Gracie also allegedly tested positive for steroids substances in 2007 but to this day denies taking any supplements.
“I’m on the same weight for the last 23 years,” said Gracie, who paid a $2,500 fine to the California State Athletic Commission. “I don’t gain; I don’t lose. I’m still the same weight.”
Gracie said it’s important to not confuse fighters who work hard with ones doing performance-enhancing drugs.
“One person does it, doesn’t mean everybody is doing it,” he said.
Chris Honeycutt of Edinboro, Pa., who fights out Dethrone Base Camp in Fresno and is on the Bellator card Friday, said fighters need to be clean before bouts.
“If anyone does do it, I’m sure they keep it on the down low,” said Honeycutt, who’s 5-0 and will face Clayton MacFarlane (4-0) in a welterweight fight.
“I don’t think many other fighters do.

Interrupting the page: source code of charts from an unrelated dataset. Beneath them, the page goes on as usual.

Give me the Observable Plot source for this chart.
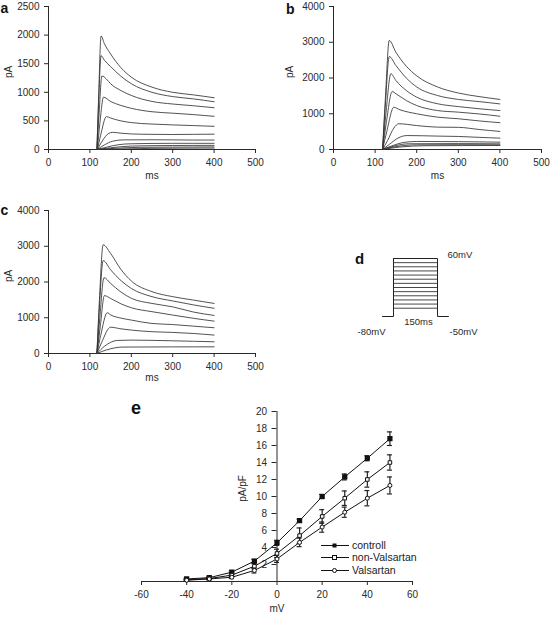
<!DOCTYPE html>
<html><head><meta charset="utf-8">
<script src="https://cdn.jsdelivr.net/npm/d3@7"></script>
<script src="https://cdn.jsdelivr.net/npm/@observablehq/plot@0.6"></script>
<style>
body{margin:0;background:#fff;}
#fig{position:relative;width:551px;height:617px;overflow:hidden;background:#fff;font-family:"Liberation Sans",Arial,Helvetica,sans-serif;color:#222;}
#fig > svg{position:absolute;max-width:none;}
.letter{position:absolute;font-weight:bold;line-height:1;color:#111;}
.lg{position:absolute;left:321px;font-size:10.5px;line-height:11px;height:11px;white-space:nowrap;display:flex;align-items:center;}
#fig .lg svg{position:static;display:block;}
</style></head><body><div id="fig"></div>
<script>
// ---------- panel a/b/c axes ----------
const msTicks = [0, 100, 200, 300, 400, 500];
const pATicksA = [0, 500, 1000, 1500, 2000, 2500];
const pATicksB = [0, 1000, 2000, 3000, 4000];
const pATicksC = [0, 1000, 2000, 3000, 4000];

// ---------- current traces [ms, pA] ----------
const tracesA = [
  [[117,0],[121,900],[127,1985],[135,1850],[150,1670],[175,1430],[200,1265],[250,1090],[300,1000],[350,955],[400,905]],
  [[117,0],[121,800],[127,1640],[135,1560],[150,1450],[175,1280],[200,1150],[250,1000],[300,925],[350,885],[400,835]],
  [[117,0],[122,600],[129,1285],[140,1230],[150,1150],[175,1030],[200,945],[250,840],[300,795],[350,765],[400,730]],
  [[118,0],[124,450],[133,915],[150,840],[175,770],[200,720],[250,660],[300,635],[350,610],[400,580]],
  [[118,0],[126,250],[140,575],[150,550],[175,500],[200,470],[250,445],[300,430],[350,418],[400,405]],
  [[118,0],[130,150],[145,280],[155,300],[175,285],[200,272],[250,265],[300,262],[350,265],[400,268]],
  [[118,0],[135,80],[155,145],[180,168],[250,170],[300,168],[350,165],[400,165]],
  [[118,0],[140,40],[170,85],[200,100],[300,108],[400,108]],
  [[118,0],[150,30],[200,60],[300,70],[400,72]],
  [[118,0],[160,20],[220,38],[300,42],[400,45]],
  [[118,0],[180,10],[250,20],[400,25]]
];
const tracesB = [
  [[118,0],[125,1500],[134,3050],[150,2720],[175,2330],[200,2060],[250,1750],[300,1580],[350,1480],[400,1400]],
  [[118,0],[125,1300],[134,2600],[150,2350],[175,2000],[200,1750],[250,1510],[300,1400],[350,1340],[400,1275]],
  [[118,0],[126,1000],[138,2120],[150,1930],[175,1650],[200,1465],[250,1280],[300,1200],[350,1140],[400,1090]],
  [[118,0],[127,750],[141,1620],[150,1560],[175,1370],[200,1230],[250,1090],[300,1045],[350,995],[400,930]],
  [[118,0],[128,500],[145,1180],[160,1110],[200,1000],[250,905],[300,860],[350,800],[400,750]],
  [[118,0],[130,250],[145,600],[157,720],[200,670],[250,625],[300,620],[350,560],[400,505]],
  [[118,0],[135,150],[155,320],[177,390],[250,375],[300,365],[350,340],[400,318]],
  [[118,0],[140,100],[170,200],[200,225],[300,220],[400,205]],
  [[118,0],[140,80],[180,160],[300,165],[400,158]],
  [[118,0],[150,80],[200,130],[300,135],[400,130]],
  [[118,0],[160,70],[220,105],[400,112]]
];
const tracesC = [
  [[117,0],[123,1500],[132,3040],[150,2800],[175,2350],[200,2030],[250,1730],[300,1590],[350,1495],[400,1400]],
  [[117,0],[123,1300],[132,2600],[150,2340],[175,2040],[200,1820],[250,1590],[300,1470],[350,1360],[400,1265]],
  [[117,0],[124,1000],[134,2120],[150,1960],[175,1720],[200,1545],[250,1400],[300,1305],[350,1160],[400,1065]],
  [[117,0],[125,750],[135,1620],[150,1540],[175,1390],[200,1280],[250,1170],[300,1075],[350,985],[400,905]],
  [[117,0],[126,500],[142,1140],[150,1080],[175,990],[200,935],[250,840],[300,810],[350,765],[400,720]],
  [[117,0],[128,300],[150,735],[175,690],[200,655],[250,610],[300,590],[350,560],[400,515]],
  [[117,0],[135,200],[166,365],[200,375],[300,355],[400,328]],
  [[117,0],[140,100],[180,180],[300,185],[400,187]]
];

// ---------- panel d: voltage protocol ----------
const stepLevels = [-60, -50, -40, -30, -20, -10, 0, 10, 20, 30, 40, 50, 60];
const holdingLevel = -80;
const protocolTimes = [0, 37.5, 187.5, 225]; // start, step on, step off (150 ms), end

// ---------- panel e: I-V relation ----------
const mV = [-40, -30, -20, -10, 0, 10, 20, 30, 40, 50];
const controll = [0.3, 0.45, 1.1, 2.4, 4.55, 7.15, 10.0, 12.3, 14.5, 16.8];
const controllErr = [0.1, 0.1, 0.15, 0.2, 0.3, 0.2, 0.25, 0.35, 0.3, 0.8];
const nonValsartan = [0.2, 0.35, 0.75, 1.8, 3.3, 5.4, 7.65, 9.8, 12.0, 14.0];
const nonValsartanErr = [0.1, 0.1, 0.15, 0.3, 0.5, 0.9, 0.8, 0.85, 0.9, 0.9];
const valsartan = [0.15, 0.3, 0.5, 1.3, 2.65, 4.6, 6.4, 8.15, 9.8, 11.3];
const valsartanErr = [0.1, 0.1, 0.15, 0.3, 0.4, 0.5, 0.6, 0.6, 0.9, 1.0];
const mVTicks = [-60, -40, -20, 0, 20, 40, 60];
const pApFTicks = [2, 4, 6, 8, 10, 12, 14, 16, 18, 20];

// ---------- rendering ----------
const fig = document.getElementById("fig");
const ink = "#2a2a2a";
const baseStyle = {fontFamily: '"Liberation Sans", Arial, Helvetica, sans-serif', fontSize: "10px", color: ink, background: "transparent", overflow: "visible"};
function place(el, left, top) { el.style.left = left + "px"; el.style.top = top + "px"; fig.appendChild(el); }
function letter(txt, left, top, size) {
  const d = document.createElement("div"); d.className = "letter"; d.textContent = txt;
  d.style.fontSize = size + "px"; place(d, left, top);
}
const toRows = traces => traces.flatMap((tr, k) => tr.map(([t, v]) => ({trace: k, t, v})));

function tracePanel(traces, yTicks, box, pAdx, msdy) {
  const svg = Plot.plot({
    width: box.w, height: box.h,
    marginLeft: box.ml, marginRight: box.mr, marginTop: box.mt, marginBottom: box.mb,
    x: {domain: [0, d3.max(msTicks)], ticks: msTicks, tickSize: 4, tickFormat: d => String(d), label: null},
    y: {domain: [0, d3.max(yTicks)], ticks: yTicks, tickSize: 4, tickFormat: d => String(d), label: null},
    style: baseStyle,
    marks: [
      Plot.ruleX([0], {stroke: ink}),
      Plot.ruleY([0], {stroke: ink}),
      Plot.line(toRows(traces), {x: "t", y: "v", z: "trace", curve: "monotone-x", stroke: "#333", strokeWidth: 0.85}),
      Plot.text(["pA"], {text: d => d, frameAnchor: "left", rotate: -90, dx: pAdx, fill: ink}),
      Plot.text(["ms"], {text: d => d, frameAnchor: "bottom", dy: msdy, fill: ink})
    ]
  });
  place(svg, box.x, box.y);
}

tracePanel(tracesA, pATicksA, {x: 0, y: 0, w: 275, h: 195, ml: 48, mr: 20, mt: 6, mb: 46}, -39.5, 29);
tracePanel(tracesB, pATicksB, {x: 275, y: 0, w: 276, h: 195, ml: 58, mr: 10, mt: 6, mb: 46}, -43.5, 29);
tracePanel(tracesC, pATicksC, {x: 0, y: 195, w: 275, h: 200, ml: 48, mr: 20, mt: 15, mb: 42}, -39.5, 27.5);

// panel d
{
  const [t0, tOn, tOff, tEnd] = protocolTimes;
  const top = d3.max(stepLevels);
  const outline = [
    {t: t0, v: holdingLevel}, {t: tOn, v: holdingLevel}, {t: tOn, v: top},
    {t: tOff, v: top}, {t: tOff, v: holdingLevel}, {t: tEnd, v: holdingLevel}
  ];
  const svg = Plot.plot({
    width: 276, height: 130, marginLeft: 107, marginRight: 103, marginTop: 28, marginBottom: 44,
    x: {domain: [t0, tEnd], axis: null},
    y: {domain: [holdingLevel, top], axis: null},
    style: {...baseStyle, fontSize: "9.5px"},
    marks: [
      Plot.ruleY(stepLevels, {x1: tOn, x2: tOff, stroke: "#333", strokeWidth: 0.9}),
      Plot.line(outline, {x: "t", y: "v", stroke: "#222", strokeWidth: 1}),
      Plot.text([top], {x: tOff, y: d => d, text: d => d + "mV", textAnchor: "start", dx: 10, dy: -4, fill: ink}),
      Plot.text([tOff - tOn], {x: (tOn + tOff) / 2, y: holdingLevel, text: d => d + "ms", dx: 3, dy: 5, fill: ink}),
      Plot.text([holdingLevel], {x: t0, y: d => d, text: d => d + "mV", dx: -11, dy: 15, fill: ink}),
      Plot.text([-50], {x: tEnd, y: holdingLevel, text: d => d + "mV", dx: 15, dy: 15, fill: ink})
    ]
  });
  place(svg, 275, 230);
}

// panel e
{
  const series = [
    {name: "controll", vals: controll, errs: controllErr},
    {name: "non-Valsartan", vals: nonValsartan, errs: nonValsartanErr},
    {name: "Valsartan", vals: valsartan, errs: valsartanErr}
  ];
  const rows = series.flatMap(s => mV.map((v, i) => ({series: s.name, mV: v, I: s.vals[i], err: s.errs[i]})));
  const of = n => rows.filter(d => d.series === n);
  const svg = Plot.plot({
    width: 451, height: 222, marginLeft: 41, marginRight: 139, marginTop: 16, marginBottom: 36,
    x: {domain: [d3.min(mVTicks), d3.max(mVTicks)], ticks: mVTicks, tickSize: 4, tickFormat: d => String(d), label: null},
    y: {domain: [0, d3.max(pApFTicks)], axis: null},
    style: baseStyle,
    marks: [
      Plot.ruleY([0], {stroke: ink}),
      Plot.ruleX([0], {stroke: ink}),
      Plot.ruleY(pApFTicks, {x1: 0, x2: 0, insetLeft: -5, stroke: ink}),
      Plot.text(pApFTicks, {x: 0, y: d => d, text: d => String(d), textAnchor: "end", dx: -10, fill: ink}),
      Plot.ruleX(rows, {x: "mV", y1: d => d.I - d.err, y2: d => d.I + d.err, stroke: "#222", strokeWidth: 1.2}),
      Plot.ruleY(rows, {x1: "mV", x2: "mV", y: d => d.I + d.err, insetLeft: -2.5, insetRight: -2.5, stroke: "#222", strokeWidth: 1.2}),
      Plot.ruleY(rows, {x1: "mV", x2: "mV", y: d => d.I - d.err, insetLeft: -2.5, insetRight: -2.5, stroke: "#222", strokeWidth: 1.2}),
      Plot.line(rows, {x: "mV", y: "I", z: "series", stroke: "#111", strokeWidth: 1}),
      Plot.dot(of("controll"), {x: "mV", y: "I", symbol: "square", r: 2.1, fill: "#111", stroke: "#111"}),
      Plot.dot(of("non-Valsartan"), {x: "mV", y: "I", symbol: "square", r: 2, fill: "#fff", stroke: "#111", strokeWidth: 1}),
      Plot.dot(of("Valsartan"), {x: "mV", y: "I", symbol: "circle", r: 2, fill: "#fff", stroke: "#111", strokeWidth: 1}),
      Plot.text(["pA/pF"], {x: 0, text: d => d, frameAnchor: "middle", rotate: -90, dx: -34, dy: -8, fill: ink}),
      Plot.text(["mV"], {text: d => d, frameAnchor: "bottom", dy: 30, fill: ink})
    ]
  });
  place(svg, 100, 395);

  // legend
  const legendRows = [
    {name: "controll", top: 539.5, marker: '<rect x="11.5" y="3.5" width="4" height="4" fill="#111"/>'},
    {name: "non-Valsartan", top: 552, marker: '<rect x="11.5" y="3.5" width="4" height="4" fill="#fff" stroke="#111"/>'},
    {name: "Valsartan", top: 564.5, marker: '<circle cx="13.5" cy="5.5" r="2" fill="#fff" stroke="#111"/>'}
  ];
  legendRows.forEach(r => {
    const d = document.createElement("div"); d.className = "lg";
    d.innerHTML = `<svg width="28" height="11" style="margin-right:3px"><line x1="0" x2="28" y1="5.5" y2="5.5" stroke="#111" stroke-width="1"/>${r.marker}</svg><span>${r.name}</span>`;
    place(d, 321, r.top);
  });
}

letter("a", 0.5, 0.5, 14);
letter("b", 286, 1.5, 14);
letter("c", 0.5, 203, 14);
letter("d", 355, 251, 15);
letter("e", 131, 399, 18);
</script></body></html>
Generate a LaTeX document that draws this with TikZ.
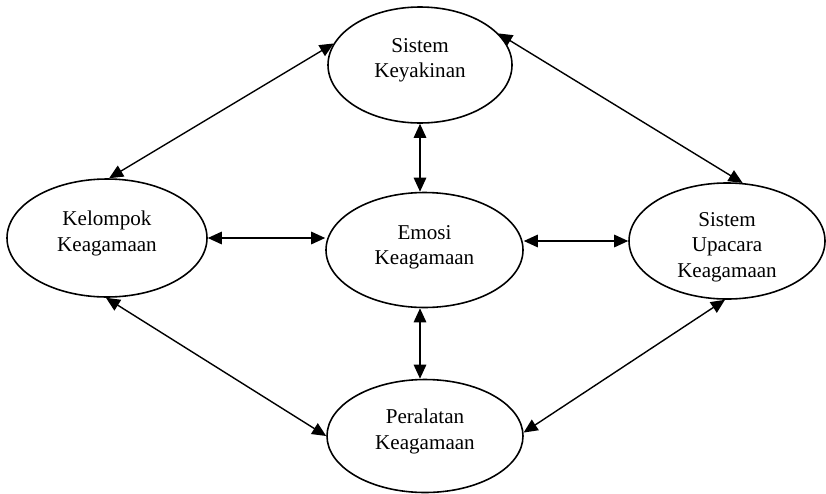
\documentclass[tikz,border=0pt]{standalone}
\usepackage{fontspec}
\setmainfont{Liberation Serif}
\usepackage{tikz}
\usetikzlibrary{shapes,arrows.meta}

\begin{document}
\begin{tikzpicture}[
		unsur/.style={ellipse, draw, line width=0.9pt, align=center, inner sep=0pt, font=\fontsize{12}{14.5}\selectfont},
		naik/.style={text depth=0.28cm},
		hubung/.style={{Triangle[length=2.8mm,width=2.5mm]}-{Triangle[length=2.8mm,width=2.5mm]}, line width=0.8pt}
	]
		\useasboundingbox (0,0) rectangle (16.52,9.86);
		
		\node [unsur, naik, minimum width=3.68cm, minimum height=2.32cm] (keyakinan) at (8.4,8.56) {Sistem\\Keyakinan};
		
		\node [unsur, naik, minimum width=4cm, minimum height=2.36cm] (kelompok) at (2.14,5.1) {Kelompok\\Keagamaan};
		
		\node [unsur, minimum width=3.94cm, minimum height=2.3cm, text depth=0.2cm] (emosi) at (8.49,4.86) {Emosi\\Keagamaan};
		
		\node [unsur, minimum width=3.92cm, minimum height=2.32cm, text height=1.55cm] (upacara) at (14.54,5.04) {Sistem\\Upacara\\Keagamaan};
		
		\node [unsur, naik, minimum width=3.92cm, minimum height=2.26cm] (peralatan) at (8.5,1.14) {Peralatan\\Keagamaan};
		
		
		\draw [hubung] (kelompok.east) -- (kelompok.east -| emosi.west);
		\draw [hubung] (emosi.east |- upacara.west) -- (upacara.west);
		
		\draw [hubung] (keyakinan.south) -- (keyakinan.south |- emosi.north);
		\draw [hubung] (keyakinan.south |- emosi.south) -- (keyakinan.south |- peralatan.north);
		
		\draw [hubung] (kelompok.88) -- (keyakinan.166);
		\draw [hubung] (keyakinan.22) -- (upacara.75);
		\draw [hubung] (kelompok.269) -- (peralatan.180);
		\draw [hubung] (upacara.268) -- (peralatan.2);
		
	\end{tikzpicture}
\end{document}
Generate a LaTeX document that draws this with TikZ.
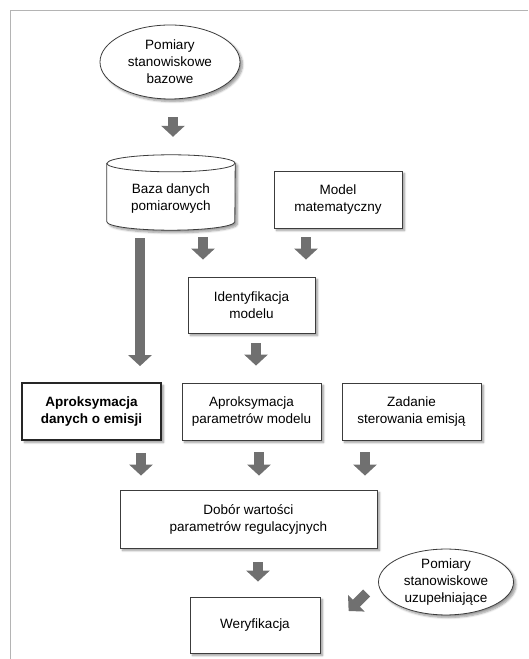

Some people get caught up in it. If you’re out and you’re hurt and you’re at that age where you need it to heal, so be it. When it comes time to fight, you need to have it out of your system. It is an enhancer and it’s cheating if it’s in your system. A weapon is a weapon. I think it was (former UFC welterweight champion) Georges St. Pierre who made the comment it’s a weapon. It’s like I have a knife in my hand. It needs to be out of your system so it’s not an advantage.”
Gracie added that all fighters are ambassadors for their sport and should take that role seriously.
“Fighters are examples to the kids,” Gracie said. “There are a lot of kids that look up to them. What they do outside of the cage affects other people.”